Exercise requirements> Find and copy lines holding "with".

═══ Data

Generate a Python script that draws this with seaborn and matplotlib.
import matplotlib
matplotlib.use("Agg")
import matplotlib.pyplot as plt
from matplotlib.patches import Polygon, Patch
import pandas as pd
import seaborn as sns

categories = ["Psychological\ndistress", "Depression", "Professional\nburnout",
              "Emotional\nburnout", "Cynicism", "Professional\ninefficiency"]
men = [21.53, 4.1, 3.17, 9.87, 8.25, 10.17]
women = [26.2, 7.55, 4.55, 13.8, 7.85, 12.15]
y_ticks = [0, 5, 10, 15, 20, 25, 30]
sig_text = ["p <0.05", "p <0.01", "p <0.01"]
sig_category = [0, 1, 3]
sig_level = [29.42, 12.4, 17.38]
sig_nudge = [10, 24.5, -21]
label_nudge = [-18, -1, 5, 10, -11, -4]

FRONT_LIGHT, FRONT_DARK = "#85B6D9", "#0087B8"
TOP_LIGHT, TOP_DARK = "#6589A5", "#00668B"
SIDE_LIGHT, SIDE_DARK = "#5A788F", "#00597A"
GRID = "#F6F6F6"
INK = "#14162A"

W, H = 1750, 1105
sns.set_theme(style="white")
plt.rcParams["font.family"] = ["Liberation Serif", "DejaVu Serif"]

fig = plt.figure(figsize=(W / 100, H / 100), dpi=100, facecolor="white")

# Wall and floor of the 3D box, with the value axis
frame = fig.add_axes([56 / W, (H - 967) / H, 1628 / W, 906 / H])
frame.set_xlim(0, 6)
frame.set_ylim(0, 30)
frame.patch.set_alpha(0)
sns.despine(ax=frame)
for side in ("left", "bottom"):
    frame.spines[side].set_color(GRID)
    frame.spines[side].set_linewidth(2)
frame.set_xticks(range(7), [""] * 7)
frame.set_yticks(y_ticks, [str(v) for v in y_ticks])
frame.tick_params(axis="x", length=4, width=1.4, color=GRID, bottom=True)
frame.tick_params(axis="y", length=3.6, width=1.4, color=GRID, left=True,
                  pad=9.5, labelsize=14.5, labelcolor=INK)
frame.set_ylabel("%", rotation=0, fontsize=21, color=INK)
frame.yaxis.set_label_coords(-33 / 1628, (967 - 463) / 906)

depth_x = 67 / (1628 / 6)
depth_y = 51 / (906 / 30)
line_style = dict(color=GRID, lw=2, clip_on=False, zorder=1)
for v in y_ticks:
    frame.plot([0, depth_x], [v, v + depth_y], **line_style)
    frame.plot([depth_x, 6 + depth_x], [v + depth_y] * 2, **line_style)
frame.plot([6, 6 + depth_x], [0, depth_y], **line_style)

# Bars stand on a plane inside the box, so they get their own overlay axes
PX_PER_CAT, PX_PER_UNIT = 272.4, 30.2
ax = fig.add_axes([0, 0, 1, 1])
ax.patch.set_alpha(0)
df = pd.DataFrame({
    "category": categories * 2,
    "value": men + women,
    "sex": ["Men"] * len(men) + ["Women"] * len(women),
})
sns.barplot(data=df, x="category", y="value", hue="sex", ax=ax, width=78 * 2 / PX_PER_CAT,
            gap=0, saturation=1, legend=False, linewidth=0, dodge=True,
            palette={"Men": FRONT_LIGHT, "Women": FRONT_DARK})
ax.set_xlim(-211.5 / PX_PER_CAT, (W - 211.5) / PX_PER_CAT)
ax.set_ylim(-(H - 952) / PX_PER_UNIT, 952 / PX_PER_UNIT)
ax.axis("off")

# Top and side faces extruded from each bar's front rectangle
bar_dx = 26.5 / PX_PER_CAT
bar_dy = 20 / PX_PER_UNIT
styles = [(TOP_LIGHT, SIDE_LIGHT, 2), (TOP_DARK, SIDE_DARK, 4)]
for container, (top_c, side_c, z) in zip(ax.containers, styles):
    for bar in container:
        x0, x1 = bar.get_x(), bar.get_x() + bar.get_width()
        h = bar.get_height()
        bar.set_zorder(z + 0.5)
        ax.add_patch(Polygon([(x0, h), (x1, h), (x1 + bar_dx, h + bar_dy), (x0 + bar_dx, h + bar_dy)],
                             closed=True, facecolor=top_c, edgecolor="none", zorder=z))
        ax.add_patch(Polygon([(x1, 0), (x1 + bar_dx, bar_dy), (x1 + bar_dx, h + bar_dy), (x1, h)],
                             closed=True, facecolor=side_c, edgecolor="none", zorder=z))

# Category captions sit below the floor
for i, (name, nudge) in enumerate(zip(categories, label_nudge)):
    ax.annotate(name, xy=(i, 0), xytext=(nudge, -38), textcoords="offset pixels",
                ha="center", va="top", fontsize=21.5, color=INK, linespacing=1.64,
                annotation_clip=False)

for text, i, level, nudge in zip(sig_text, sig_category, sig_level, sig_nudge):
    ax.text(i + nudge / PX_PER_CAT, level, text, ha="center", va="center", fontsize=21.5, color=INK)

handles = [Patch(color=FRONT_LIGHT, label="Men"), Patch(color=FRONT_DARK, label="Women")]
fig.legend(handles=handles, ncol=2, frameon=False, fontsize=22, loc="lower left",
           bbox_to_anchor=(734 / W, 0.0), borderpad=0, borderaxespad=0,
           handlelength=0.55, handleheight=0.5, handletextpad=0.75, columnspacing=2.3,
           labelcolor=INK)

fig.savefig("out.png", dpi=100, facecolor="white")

══════
═══ Data

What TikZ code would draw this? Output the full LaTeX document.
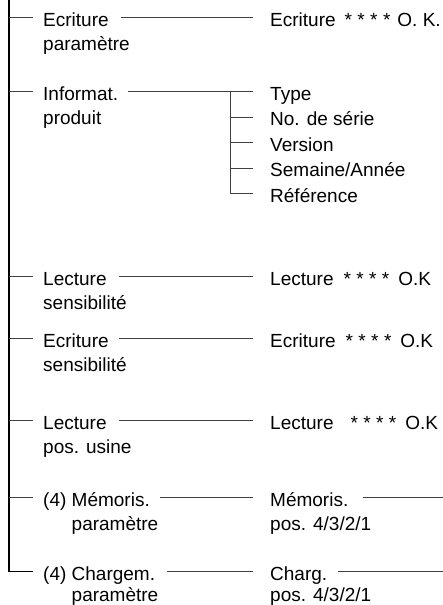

══════

Output for this task>
Generate a Python script that draws this with seaborn and matplotlib.
# Wall and floor of the 3D box, with the value axis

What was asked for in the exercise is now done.